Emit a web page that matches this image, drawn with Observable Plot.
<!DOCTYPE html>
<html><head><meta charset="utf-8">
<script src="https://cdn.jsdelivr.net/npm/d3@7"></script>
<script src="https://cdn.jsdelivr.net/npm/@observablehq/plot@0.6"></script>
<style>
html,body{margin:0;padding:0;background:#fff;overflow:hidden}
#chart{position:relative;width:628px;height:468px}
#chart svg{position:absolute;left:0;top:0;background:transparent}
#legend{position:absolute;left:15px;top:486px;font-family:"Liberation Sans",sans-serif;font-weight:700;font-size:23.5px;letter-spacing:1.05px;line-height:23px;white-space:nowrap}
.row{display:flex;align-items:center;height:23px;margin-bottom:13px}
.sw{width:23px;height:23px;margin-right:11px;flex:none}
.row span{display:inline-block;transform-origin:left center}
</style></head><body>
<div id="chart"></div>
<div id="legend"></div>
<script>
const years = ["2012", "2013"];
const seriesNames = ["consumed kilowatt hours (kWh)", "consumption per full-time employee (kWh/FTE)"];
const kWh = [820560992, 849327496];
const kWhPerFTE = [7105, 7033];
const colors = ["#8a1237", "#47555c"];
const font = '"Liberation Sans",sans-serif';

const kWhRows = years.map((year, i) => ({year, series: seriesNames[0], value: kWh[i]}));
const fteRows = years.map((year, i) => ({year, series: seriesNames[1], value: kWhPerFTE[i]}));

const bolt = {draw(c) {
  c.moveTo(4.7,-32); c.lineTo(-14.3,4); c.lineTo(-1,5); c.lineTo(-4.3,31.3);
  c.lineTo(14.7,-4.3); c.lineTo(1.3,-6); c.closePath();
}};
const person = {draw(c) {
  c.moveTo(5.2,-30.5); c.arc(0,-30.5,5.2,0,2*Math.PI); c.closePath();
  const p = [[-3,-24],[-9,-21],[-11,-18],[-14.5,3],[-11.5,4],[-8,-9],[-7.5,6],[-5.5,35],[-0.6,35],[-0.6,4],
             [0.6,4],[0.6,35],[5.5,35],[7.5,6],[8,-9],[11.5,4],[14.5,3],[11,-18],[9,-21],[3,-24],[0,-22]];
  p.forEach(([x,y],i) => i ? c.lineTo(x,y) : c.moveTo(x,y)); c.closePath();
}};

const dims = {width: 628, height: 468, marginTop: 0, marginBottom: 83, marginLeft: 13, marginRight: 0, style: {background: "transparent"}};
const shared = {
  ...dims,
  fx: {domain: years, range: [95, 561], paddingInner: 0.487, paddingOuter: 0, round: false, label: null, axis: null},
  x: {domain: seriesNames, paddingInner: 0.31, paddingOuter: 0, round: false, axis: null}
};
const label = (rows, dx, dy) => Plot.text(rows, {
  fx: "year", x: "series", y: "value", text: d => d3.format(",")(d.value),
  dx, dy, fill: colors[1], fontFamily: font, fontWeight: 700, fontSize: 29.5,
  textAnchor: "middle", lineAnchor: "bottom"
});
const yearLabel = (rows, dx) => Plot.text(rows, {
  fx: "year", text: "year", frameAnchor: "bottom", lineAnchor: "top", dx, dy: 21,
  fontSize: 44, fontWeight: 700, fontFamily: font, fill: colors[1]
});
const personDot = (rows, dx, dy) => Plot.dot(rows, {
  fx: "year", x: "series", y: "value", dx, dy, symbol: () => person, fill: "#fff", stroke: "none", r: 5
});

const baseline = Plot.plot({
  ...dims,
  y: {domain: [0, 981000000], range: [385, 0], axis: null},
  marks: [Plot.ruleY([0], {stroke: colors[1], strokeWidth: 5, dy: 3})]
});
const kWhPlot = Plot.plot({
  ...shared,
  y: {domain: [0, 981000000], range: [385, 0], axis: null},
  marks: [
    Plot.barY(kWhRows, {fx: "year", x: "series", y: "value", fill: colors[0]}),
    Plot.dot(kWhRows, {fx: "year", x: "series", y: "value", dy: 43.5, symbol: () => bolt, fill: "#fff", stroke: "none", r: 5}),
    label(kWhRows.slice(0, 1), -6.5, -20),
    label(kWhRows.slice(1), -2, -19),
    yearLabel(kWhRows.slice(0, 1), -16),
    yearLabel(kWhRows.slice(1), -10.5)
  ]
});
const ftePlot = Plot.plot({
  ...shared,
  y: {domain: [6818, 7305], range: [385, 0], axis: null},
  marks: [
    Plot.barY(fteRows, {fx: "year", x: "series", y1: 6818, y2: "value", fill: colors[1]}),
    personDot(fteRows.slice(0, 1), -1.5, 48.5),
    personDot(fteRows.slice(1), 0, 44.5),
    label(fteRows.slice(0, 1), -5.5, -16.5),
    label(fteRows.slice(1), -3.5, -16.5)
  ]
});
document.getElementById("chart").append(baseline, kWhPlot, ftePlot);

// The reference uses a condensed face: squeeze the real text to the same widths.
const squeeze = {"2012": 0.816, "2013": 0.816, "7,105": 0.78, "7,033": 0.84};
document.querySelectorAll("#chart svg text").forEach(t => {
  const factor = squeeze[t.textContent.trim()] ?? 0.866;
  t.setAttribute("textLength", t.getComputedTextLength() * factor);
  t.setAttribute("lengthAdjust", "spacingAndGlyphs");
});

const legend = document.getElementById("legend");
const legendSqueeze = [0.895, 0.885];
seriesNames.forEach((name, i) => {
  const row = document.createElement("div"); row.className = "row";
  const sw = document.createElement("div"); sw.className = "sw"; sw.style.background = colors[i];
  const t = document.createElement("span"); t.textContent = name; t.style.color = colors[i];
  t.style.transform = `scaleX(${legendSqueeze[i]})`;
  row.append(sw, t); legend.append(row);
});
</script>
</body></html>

---

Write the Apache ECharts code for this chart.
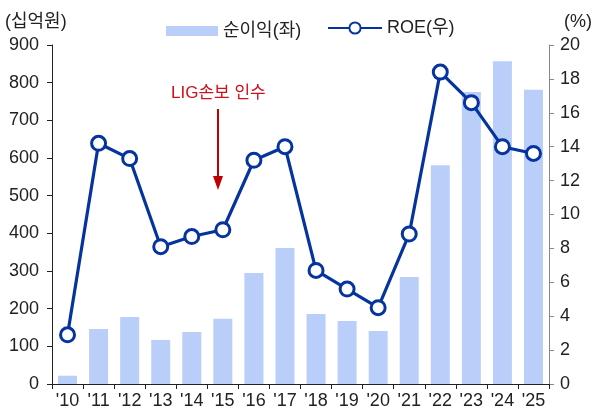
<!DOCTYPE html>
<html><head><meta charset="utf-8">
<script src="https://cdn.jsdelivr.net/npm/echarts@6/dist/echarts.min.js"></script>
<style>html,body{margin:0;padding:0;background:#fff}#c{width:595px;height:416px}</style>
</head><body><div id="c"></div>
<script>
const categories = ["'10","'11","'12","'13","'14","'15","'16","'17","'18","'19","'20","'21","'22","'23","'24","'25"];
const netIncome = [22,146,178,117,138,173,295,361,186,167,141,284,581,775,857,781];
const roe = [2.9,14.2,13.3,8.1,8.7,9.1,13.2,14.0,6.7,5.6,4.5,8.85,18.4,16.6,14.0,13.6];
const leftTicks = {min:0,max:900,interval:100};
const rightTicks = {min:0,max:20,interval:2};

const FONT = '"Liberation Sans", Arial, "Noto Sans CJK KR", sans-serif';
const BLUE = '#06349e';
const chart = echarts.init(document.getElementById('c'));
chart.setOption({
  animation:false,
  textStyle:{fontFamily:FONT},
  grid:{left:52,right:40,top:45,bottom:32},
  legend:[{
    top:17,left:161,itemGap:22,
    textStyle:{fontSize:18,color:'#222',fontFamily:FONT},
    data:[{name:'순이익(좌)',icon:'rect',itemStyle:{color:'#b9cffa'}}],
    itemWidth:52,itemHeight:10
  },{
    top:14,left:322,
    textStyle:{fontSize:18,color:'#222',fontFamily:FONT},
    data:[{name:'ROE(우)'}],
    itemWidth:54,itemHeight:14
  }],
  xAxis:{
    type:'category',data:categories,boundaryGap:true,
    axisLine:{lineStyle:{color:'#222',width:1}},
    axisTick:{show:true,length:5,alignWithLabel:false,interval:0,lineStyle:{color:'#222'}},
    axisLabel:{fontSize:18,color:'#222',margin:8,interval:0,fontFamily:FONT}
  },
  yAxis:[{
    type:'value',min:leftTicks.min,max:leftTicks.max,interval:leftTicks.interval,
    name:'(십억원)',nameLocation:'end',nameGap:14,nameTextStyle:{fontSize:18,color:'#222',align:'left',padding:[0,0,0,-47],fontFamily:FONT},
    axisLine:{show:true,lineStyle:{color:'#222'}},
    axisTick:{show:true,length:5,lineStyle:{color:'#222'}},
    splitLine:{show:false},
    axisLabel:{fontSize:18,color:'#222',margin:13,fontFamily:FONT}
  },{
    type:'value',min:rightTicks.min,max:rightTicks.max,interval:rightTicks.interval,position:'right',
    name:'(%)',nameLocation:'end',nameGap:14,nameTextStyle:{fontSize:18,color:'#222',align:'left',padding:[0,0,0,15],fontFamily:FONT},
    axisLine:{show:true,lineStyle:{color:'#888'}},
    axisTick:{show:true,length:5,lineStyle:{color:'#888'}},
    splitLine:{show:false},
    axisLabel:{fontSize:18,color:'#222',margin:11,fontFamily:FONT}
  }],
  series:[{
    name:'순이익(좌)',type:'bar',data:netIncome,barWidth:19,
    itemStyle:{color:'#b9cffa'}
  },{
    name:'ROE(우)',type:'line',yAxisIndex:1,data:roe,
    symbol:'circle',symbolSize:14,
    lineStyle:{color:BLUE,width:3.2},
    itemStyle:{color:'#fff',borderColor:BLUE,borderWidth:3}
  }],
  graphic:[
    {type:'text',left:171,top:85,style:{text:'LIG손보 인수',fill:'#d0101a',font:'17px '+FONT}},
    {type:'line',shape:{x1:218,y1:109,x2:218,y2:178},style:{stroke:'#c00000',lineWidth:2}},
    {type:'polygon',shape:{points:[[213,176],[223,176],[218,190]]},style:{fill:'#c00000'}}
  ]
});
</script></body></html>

INSTRUCTIONS TO FOLLOW:
Scan the data above; copy every line where "this" appears.

RESULT:
Emit a web page that matches this image, drawn with Observable Plot.
Write the Apache ECharts code for this chart.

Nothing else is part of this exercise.